■ **What you are asked to do**
Nothing after the line with "purple_all = [purple_A, purple_B, purple_C, purple_D, purple_E]" belongs in the copy; extract the lines below from the top through that line, pictures left out.

■ **Dataset extract**
• • • •
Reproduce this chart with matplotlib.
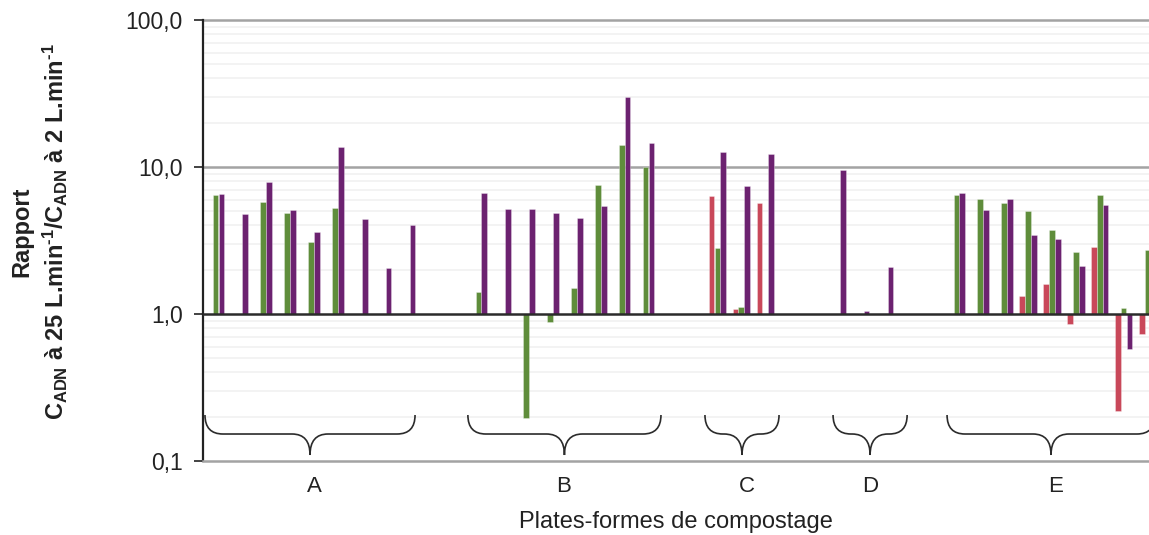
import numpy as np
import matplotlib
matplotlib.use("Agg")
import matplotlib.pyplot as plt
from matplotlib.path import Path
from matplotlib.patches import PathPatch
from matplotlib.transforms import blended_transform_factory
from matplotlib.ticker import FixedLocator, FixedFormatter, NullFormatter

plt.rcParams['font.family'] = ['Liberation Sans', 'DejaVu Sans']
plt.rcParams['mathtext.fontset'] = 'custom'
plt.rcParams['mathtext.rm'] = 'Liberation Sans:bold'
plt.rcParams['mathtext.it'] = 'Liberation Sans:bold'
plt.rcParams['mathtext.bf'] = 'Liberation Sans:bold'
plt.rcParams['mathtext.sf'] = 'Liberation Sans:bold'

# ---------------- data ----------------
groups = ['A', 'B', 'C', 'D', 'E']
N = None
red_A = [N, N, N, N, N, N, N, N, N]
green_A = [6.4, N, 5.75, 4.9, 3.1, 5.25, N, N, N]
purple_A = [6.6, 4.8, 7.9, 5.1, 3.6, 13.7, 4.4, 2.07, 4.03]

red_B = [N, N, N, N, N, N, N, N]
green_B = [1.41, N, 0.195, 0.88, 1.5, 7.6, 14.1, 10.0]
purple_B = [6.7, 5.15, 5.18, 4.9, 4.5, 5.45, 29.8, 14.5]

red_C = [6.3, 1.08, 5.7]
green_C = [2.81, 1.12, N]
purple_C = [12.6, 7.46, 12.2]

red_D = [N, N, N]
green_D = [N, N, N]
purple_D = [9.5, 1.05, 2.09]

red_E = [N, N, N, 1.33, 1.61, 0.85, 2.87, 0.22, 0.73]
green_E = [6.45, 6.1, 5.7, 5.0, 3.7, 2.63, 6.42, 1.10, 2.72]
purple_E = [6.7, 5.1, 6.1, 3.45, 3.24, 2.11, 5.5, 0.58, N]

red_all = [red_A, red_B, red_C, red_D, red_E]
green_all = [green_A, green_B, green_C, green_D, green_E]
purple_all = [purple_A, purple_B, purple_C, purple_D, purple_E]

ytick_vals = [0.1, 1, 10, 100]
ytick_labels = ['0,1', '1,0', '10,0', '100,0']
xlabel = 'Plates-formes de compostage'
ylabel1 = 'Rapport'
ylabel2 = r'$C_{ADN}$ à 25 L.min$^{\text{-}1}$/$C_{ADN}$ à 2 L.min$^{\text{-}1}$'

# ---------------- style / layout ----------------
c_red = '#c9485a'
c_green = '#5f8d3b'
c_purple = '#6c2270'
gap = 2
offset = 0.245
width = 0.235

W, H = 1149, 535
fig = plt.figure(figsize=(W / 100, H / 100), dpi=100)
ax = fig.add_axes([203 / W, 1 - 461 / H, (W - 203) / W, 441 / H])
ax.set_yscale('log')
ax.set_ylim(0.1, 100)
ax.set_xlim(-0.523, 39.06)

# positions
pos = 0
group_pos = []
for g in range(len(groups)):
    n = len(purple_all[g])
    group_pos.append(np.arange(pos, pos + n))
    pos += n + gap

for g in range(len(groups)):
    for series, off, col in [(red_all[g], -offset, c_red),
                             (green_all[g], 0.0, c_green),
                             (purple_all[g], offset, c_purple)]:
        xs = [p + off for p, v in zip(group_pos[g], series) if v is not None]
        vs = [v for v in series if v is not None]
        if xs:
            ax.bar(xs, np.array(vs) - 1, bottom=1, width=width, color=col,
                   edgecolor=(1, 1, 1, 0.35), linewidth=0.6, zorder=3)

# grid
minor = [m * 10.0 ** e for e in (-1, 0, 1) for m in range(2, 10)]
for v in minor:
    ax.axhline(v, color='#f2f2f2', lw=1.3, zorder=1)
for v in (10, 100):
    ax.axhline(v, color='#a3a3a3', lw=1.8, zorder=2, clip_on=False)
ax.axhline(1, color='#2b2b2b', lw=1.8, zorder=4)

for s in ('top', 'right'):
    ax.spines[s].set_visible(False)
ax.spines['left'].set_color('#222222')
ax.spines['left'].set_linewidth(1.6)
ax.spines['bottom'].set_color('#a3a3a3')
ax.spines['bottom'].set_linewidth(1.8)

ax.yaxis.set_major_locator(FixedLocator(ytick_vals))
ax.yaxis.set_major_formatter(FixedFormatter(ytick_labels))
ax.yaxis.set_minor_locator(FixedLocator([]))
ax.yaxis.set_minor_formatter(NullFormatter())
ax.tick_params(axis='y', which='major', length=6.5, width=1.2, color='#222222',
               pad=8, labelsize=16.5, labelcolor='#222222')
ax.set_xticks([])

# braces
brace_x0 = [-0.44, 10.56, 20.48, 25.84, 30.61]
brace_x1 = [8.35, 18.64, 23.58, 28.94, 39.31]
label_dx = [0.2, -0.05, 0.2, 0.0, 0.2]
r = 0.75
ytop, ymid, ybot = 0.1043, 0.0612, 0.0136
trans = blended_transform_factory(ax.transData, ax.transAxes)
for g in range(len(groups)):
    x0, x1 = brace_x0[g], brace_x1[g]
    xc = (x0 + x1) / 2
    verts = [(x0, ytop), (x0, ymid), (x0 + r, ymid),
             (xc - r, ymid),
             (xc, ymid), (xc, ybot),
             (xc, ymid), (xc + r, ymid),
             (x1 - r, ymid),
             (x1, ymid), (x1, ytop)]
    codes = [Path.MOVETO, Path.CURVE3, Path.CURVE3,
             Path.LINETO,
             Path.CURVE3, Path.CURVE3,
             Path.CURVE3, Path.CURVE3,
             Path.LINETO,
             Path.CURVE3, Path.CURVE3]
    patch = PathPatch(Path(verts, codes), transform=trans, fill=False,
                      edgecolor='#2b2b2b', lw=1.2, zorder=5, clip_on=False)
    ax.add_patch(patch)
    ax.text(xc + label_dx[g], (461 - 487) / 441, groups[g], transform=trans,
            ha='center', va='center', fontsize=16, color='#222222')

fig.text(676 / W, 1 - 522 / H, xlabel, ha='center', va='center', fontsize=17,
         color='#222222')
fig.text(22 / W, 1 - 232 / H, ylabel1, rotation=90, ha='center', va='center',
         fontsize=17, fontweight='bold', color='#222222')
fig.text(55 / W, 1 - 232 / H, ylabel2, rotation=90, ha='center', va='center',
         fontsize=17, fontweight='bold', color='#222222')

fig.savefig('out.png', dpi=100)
• • • •
■ **Exercise result**
Reproduce this chart with matplotlib.
import numpy as np
import matplotlib
matplotlib.use("Agg")
import matplotlib.pyplot as plt
from matplotlib.path import Path
from matplotlib.patches import PathPatch
from matplotlib.transforms import blended_transform_factory
from matplotlib.ticker import FixedLocator, FixedFormatter, NullFormatter

plt.rcParams['font.family'] = ['Liberation Sans', 'DejaVu Sans']
plt.rcParams['mathtext.fontset'] = 'custom'
plt.rcParams['mathtext.rm'] = 'Liberation Sans:bold'
plt.rcParams['mathtext.it'] = 'Liberation Sans:bold'
plt.rcParams['mathtext.bf'] = 'Liberation Sans:bold'
plt.rcParams['mathtext.sf'] = 'Liberation Sans:bold'

# ---------------- data ----------------
groups = ['A', 'B', 'C', 'D', 'E']
N = None
red_A = [N, N, N, N, N, N, N, N, N]
green_A = [6.4, N, 5.75, 4.9, 3.1, 5.25, N, N, N]
purple_A = [6.6, 4.8, 7.9, 5.1, 3.6, 13.7, 4.4, 2.07, 4.03]

red_B = [N, N, N, N, N, N, N, N]
green_B = [1.41, N, 0.195, 0.88, 1.5, 7.6, 14.1, 10.0]
purple_B = [6.7, 5.15, 5.18, 4.9, 4.5, 5.45, 29.8, 14.5]

red_C = [6.3, 1.08, 5.7]
green_C = [2.81, 1.12, N]
purple_C = [12.6, 7.46, 12.2]

red_D = [N, N, N]
green_D = [N, N, N]
purple_D = [9.5, 1.05, 2.09]

red_E = [N, N, N, 1.33, 1.61, 0.85, 2.87, 0.22, 0.73]
green_E = [6.45, 6.1, 5.7, 5.0, 3.7, 2.63, 6.42, 1.10, 2.72]
purple_E = [6.7, 5.1, 6.1, 3.45, 3.24, 2.11, 5.5, 0.58, N]

red_all = [red_A, red_B, red_C, red_D, red_E]
green_all = [green_A, green_B, green_C, green_D, green_E]
purple_all = [purple_A, purple_B, purple_C, purple_D, purple_E]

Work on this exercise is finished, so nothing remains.